Passenger Grievance Redressal Records
AAI is responsible for managing passenger-facing services at its airports — baggage handling coordination, terminal hygiene, accessibility facilities for persons with disabilities, and the interface with airlines and security agencies. When passengers submit complaints, AAI is obligated to acknowledge and resolve them within a reasonable time. RTI allows passengers to obtain data on how AAI handles complaints in aggregate and to check whether their individual complaint was recorded and resolved.
You can ask for:
- Total number of passenger complaints received at a specific airport during a defined period, broken down by category
- Number of complaints resolved versus pending, and average resolution time
- Composition and meeting records of any Passenger Grievance Redressal Committee at the airport
- Number of complaints escalated to the Ministry of Civil Aviation or DGCA and the outcome of each
How to File Your RTI Application
File your RTI online at rtionline.gov.in. On the portal:
- Register or log in with your mobile number or email address
- Select Ministry: Ministry of Civil Aviation
- Select Public Authority: choose Airports Authority of India (for Headquarters CPIO) or the relevant Regional Office / Airport if listed separately
- Write your application in the text box or attach a PDF if the application is lengthy
- Pay the fee of ₹10 online (net banking, debit card, UPI)
- Save the registration number to track your application
BPL cardholders are exempt from the application fee — attach a self-attested copy of the BPL card with your application.
Alternative — postal or in-person filing: You may also send a written application by post to the CPIO at the address above, enclosing a demand draft or postal order of ₹10 drawn in favour of "Airports Authority of India". Retain a copy of the application and the postal receipt as proof of submission.
Appeals
First Appeal — Section 19(1)
If the CPIO does not respond within 30 days of receipt of your application, or if the response is incomplete, incorrect, or unsatisfactory, file a First Appeal with the First Appellate Authority (FAA) at the same AAI office. The First Appeal must be filed within 30 days of the date of decision or the expiry of the 30-day response period, whichever is applicable.

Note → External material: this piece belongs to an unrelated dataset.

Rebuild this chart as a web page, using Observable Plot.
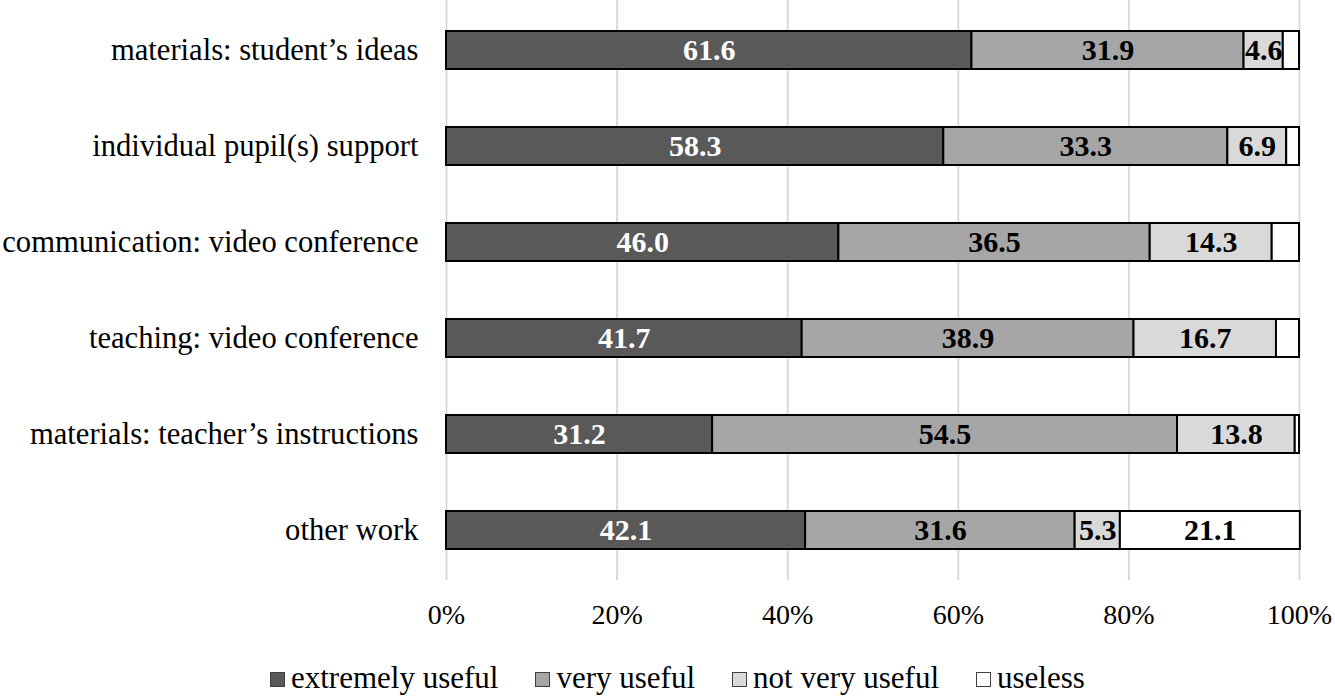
<!DOCTYPE html>
<html>
<head>
<meta charset="utf-8">
<script src="https://cdn.jsdelivr.net/npm/d3@7"></script>
<script src="https://cdn.jsdelivr.net/npm/@observablehq/plot@0.6"></script>
<style>
  body { margin: 0; background: #fff; font-family: "Liberation Serif", "Tinos", "DejaVu Serif", serif; }
  #legend { display: flex; justify-content: flex-start; gap: 37px; font-size: 31px; line-height: 34px; padding-left: 270px; margin-top: 11px; color: #000; }
  #legend .item { display: flex; align-items: center; }
  #legend .sw { width: 15px; height: 15px; border: 1.5px solid #404040; margin-right: 6px; box-sizing: border-box; margin-top: 2px; }
  svg text { font-family: "Liberation Serif", "Tinos", "DejaVu Serif", serif; }
</style>
</head>
<body>
<div id="chart"></div>
<div id="legend"></div>
<script>
const categories = [
  "materials: student’s ideas",
  "individual pupil(s) support",
  "communication: video conference",
  "teaching: video conference",
  "materials: teacher’s instructions",
  "other work"
];
const seriesNames = ["extremely useful", "very useful", "not very useful", "useless"];
const extremelyUseful = [61.6, 58.3, 46.0, 41.7, 31.2, 42.1];
const veryUseful      = [31.9, 33.3, 36.5, 38.9, 54.5, 31.6];
const notVeryUseful   = [4.6, 6.9, 14.3, 16.7, 13.8, 5.3];
const useless         = [1.9, 1.5, 3.2, 2.7, 0.5, 21.1];
const colors = ["#595959", "#a6a6a6", "#d9d9d9", "#ffffff"];
const labelColors = ["#ffffff", "#000000", "#000000", "#000000"];
const xTicks = [0, 20, 40, 60, 80, 100];

const seriesValues = [extremelyUseful, veryUseful, notVeryUseful, useless];
const data = [];
categories.forEach((c, i) => {
  seriesNames.forEach((s, j) => {
    data.push({category: c, series: s, value: seriesValues[j][i], labelColor: labelColors[j]});
  });
});

const chart = Plot.plot({
  width: 1335,
  height: 650,
  marginLeft: 446,
  marginRight: 36,
  marginTop: 0,
  marginBottom: 70,
  style: {fontFamily: "'Liberation Serif', Tinos, 'DejaVu Serif', serif", fontSize: "28px", color: "#000", background: "#fff"},
  x: {domain: [0, 100], ticks: xTicks, tickFormat: d => d + "%", tickSize: 0, tickPadding: 24, label: null},
  y: {domain: categories, paddingInner: 0.607, paddingOuter: 0.3035, label: null, axis: null},
  color: {domain: seriesNames, range: colors},
  marks: [
    Plot.ruleX(xTicks, {stroke: "#d9d9d9", strokeWidth: 2}),
    Plot.axisY({tickSize: 0, tickPadding: 28, fontSize: 30.6, label: null}),
    Plot.barX(data, Plot.stackX({x: "value", y: "category", fill: "series", stroke: "#000", strokeWidth: 2})),
    Plot.text(data.filter(d => d.value >= 4), Plot.stackX({
      x: "value", y: "category", z: "series",
      text: d => d.value.toFixed(1),
      fill: "labelColor",
      fontWeight: "bold",
      fontSize: 30
    }))
  ]
});
document.getElementById("chart").appendChild(chart);

const legend = document.getElementById("legend");
seriesNames.forEach((s, j) => {
  const item = document.createElement("div");
  item.className = "item";
  const sw = document.createElement("span");
  sw.className = "sw";
  sw.style.background = colors[j];
  const t = document.createElement("span");
  t.textContent = s;
  item.appendChild(sw);
  item.appendChild(t);
  legend.appendChild(item);
});
</script>
</body>
</html>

Where the information requested concerns the life or liberty of a person — for instance, if you are a displaced family without shelter pending resettlement and seeking records of your R&R entitlement — the CPIO is required to furnish information within 48 hours under the proviso to Section 7(1) of the RTI Act, 2005. Failure to respond within 48 hours in such cases is itself grounds for an immediate First Appeal.
Second Appeal — Section 19(3)
If the FAA's response is absent or unsatisfactory, file a Second Appeal with the Central Information Commission (CIC) under Section 19(3) within 90 days. AAI is a Central Government body — all second appeals go to the CIC, not any State Information Commission. The CIC has authority under Section 20 to impose a penalty of ₹250 per day (up to ₹25,000) on the CPIO for unjustified denial or delay in furnishing information.